Typowe kino sensacyjne, przeznaczone typowo dla nastolatków, w szczególności tych zakochanych w Taylorze Lautnerze. Grunt to nie oczekiwać za wiele, bo jak już wiadomo na czym stoimy, można mieć z tego filmu całkiem konkretną przyjemność.

„Porwanie” swoją reklamę oparło przede wszystkim na zatrudnionym w głównej roli Taylorze Lautnerze, który od czasu pierwszej części „Zmierzchu” jest jedną trzecią najbardziej wielbionego filmowego tria na świecie. Lautner jest zresztą też jednym z producentów filmu, dlatego odpowiedzialność za jego całokształt spada też na niego. A ten całokształt jest przyzwoity z tendencją na nawet dobry. Pod warunkiem jednak, że wiemy dokładnie, na jaki film idziemy. Bo to wyłącznie, a może aż kino sensacyjne dla nastolatków, przewidywalne, miejscami mało sensowne, ale w sumie znośne i lekko strawne.

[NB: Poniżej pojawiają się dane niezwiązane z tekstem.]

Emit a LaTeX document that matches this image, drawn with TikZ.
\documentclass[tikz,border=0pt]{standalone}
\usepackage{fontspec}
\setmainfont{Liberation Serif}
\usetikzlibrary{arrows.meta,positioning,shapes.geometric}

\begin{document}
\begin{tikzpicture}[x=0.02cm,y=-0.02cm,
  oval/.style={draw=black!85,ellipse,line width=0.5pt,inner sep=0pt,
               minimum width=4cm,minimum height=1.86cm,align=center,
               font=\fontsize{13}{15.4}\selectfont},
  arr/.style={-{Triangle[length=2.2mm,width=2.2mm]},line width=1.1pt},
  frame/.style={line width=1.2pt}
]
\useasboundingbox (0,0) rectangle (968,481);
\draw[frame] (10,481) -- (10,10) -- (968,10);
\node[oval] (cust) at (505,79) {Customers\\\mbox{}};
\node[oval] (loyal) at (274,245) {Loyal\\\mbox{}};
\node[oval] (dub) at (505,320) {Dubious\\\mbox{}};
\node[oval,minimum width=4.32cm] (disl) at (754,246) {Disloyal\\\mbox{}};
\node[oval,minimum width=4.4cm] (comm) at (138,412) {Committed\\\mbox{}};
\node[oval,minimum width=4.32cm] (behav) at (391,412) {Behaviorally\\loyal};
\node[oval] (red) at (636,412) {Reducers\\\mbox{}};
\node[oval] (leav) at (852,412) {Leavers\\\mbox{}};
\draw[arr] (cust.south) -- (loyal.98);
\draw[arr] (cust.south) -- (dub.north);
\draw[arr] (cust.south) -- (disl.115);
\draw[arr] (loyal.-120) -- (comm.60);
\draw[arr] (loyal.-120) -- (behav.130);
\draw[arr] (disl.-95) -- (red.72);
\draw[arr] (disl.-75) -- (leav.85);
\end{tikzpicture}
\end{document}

Nathan jest idealnym nastolatkiem, jednym z najbardziej popularnych uczniów w szkole, sportowcem i obiektem westchnień wszystkich dziewczyn. Uwielbienie przyjmuje, bryluje w towarzystwie, chociaż tak naprawdę skrycie kocha się w chodzącej z nim do szkoły Karen. To właśnie Karen, przy okazji wspólnego przygotowywania się szkolnego projektu znajduje twarz Nathana na jednej ze stron internetowych dotyczących zaginionych dzieci. Coraz bardziej zaintrygowany, Nathan kontaktuje się z właścicielami strony. Jeszcze tego samego dnia do jego drzwi pukają obcy ludzie, którzy mordują jego rodziców. Nathan ucieka wraz z Karen, która staje się świadkiem wydarzeń.

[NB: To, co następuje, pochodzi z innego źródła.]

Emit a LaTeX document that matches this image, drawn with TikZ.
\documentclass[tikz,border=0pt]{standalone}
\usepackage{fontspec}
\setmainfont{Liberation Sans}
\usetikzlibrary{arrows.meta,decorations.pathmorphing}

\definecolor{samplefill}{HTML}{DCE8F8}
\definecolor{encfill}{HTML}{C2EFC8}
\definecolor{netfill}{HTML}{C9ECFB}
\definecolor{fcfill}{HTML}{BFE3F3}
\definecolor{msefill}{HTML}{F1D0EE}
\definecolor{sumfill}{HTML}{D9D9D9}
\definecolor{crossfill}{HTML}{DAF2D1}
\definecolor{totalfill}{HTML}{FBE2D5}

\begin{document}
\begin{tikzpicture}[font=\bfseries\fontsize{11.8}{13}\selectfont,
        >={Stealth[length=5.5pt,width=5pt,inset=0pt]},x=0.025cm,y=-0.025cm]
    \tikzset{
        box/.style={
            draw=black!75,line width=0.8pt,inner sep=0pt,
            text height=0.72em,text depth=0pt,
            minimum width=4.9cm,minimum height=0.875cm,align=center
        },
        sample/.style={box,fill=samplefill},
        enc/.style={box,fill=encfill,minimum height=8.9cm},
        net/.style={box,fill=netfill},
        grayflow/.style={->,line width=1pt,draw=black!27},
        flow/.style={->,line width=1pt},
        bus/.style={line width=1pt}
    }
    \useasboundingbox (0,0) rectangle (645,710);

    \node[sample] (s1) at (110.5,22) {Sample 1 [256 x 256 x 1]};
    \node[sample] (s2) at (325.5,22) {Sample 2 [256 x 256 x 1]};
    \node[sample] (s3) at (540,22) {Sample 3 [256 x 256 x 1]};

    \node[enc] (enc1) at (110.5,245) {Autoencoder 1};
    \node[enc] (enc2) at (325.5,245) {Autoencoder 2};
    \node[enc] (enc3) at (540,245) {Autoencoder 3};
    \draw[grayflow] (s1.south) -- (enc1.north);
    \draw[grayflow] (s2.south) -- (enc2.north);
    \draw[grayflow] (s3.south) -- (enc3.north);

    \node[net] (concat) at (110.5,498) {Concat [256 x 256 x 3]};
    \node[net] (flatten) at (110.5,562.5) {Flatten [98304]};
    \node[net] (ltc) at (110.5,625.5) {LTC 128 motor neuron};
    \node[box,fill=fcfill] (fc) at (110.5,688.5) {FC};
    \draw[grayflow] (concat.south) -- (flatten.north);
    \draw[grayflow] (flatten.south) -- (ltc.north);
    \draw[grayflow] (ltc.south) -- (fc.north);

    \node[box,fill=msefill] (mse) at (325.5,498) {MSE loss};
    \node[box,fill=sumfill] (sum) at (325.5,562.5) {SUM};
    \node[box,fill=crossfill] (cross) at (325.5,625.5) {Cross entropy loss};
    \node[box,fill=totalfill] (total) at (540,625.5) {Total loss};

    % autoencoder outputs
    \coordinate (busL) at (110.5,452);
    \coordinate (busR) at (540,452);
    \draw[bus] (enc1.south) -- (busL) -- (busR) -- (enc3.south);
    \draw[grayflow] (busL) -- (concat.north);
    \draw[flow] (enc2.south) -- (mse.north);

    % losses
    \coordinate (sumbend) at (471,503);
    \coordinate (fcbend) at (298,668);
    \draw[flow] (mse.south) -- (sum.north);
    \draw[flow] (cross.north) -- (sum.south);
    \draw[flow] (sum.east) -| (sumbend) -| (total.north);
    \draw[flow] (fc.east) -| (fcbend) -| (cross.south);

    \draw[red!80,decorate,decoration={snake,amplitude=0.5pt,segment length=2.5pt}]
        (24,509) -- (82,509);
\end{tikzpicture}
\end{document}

Jeśli za kamerą staje reżyser „Szybkich i wściekłych” można z góry założyć, jakie są oczekiwania producentów wobec filmu. I te na pewno zostają spełnione. Jest szybko, wartko, dość przewidywalnie (chociaż w granicach wytrzymałości) i w miarę sensownie, chociaż nie obejdzie się bez kilku mało logicznych scen. Są ci źli i ci dobrzy, fakt dosyć szablonowi i jednoznaczni ale nie obrażający godności widza. Jest ten jeden, centralny bohater, wielbiony przez miliony nastolatek Taylor Lautner, który już sam jest gwarancją frekwencyjnego sukcesu. Lautner jeszcze wielkim aktorem nie jest, jest jednak na tyle przyzwoity, że patrzy się na niego bez zmęczenia czy niechęci. Przed kamerą prezentuje się doskonale, ma też potencjał, żeby się wyrobić. Patrzy się na niego bez bólu, tak samo jak na cały film.  Kiedy już przychodzi koniec, oddychamy z ulgą, jednak bez poczucia źle spędzonego czasu. Ot, w miarę sensowne, podobne do setek innych kino sensacyjne. Bywało lepiej. Bywało gorzej. Można iść.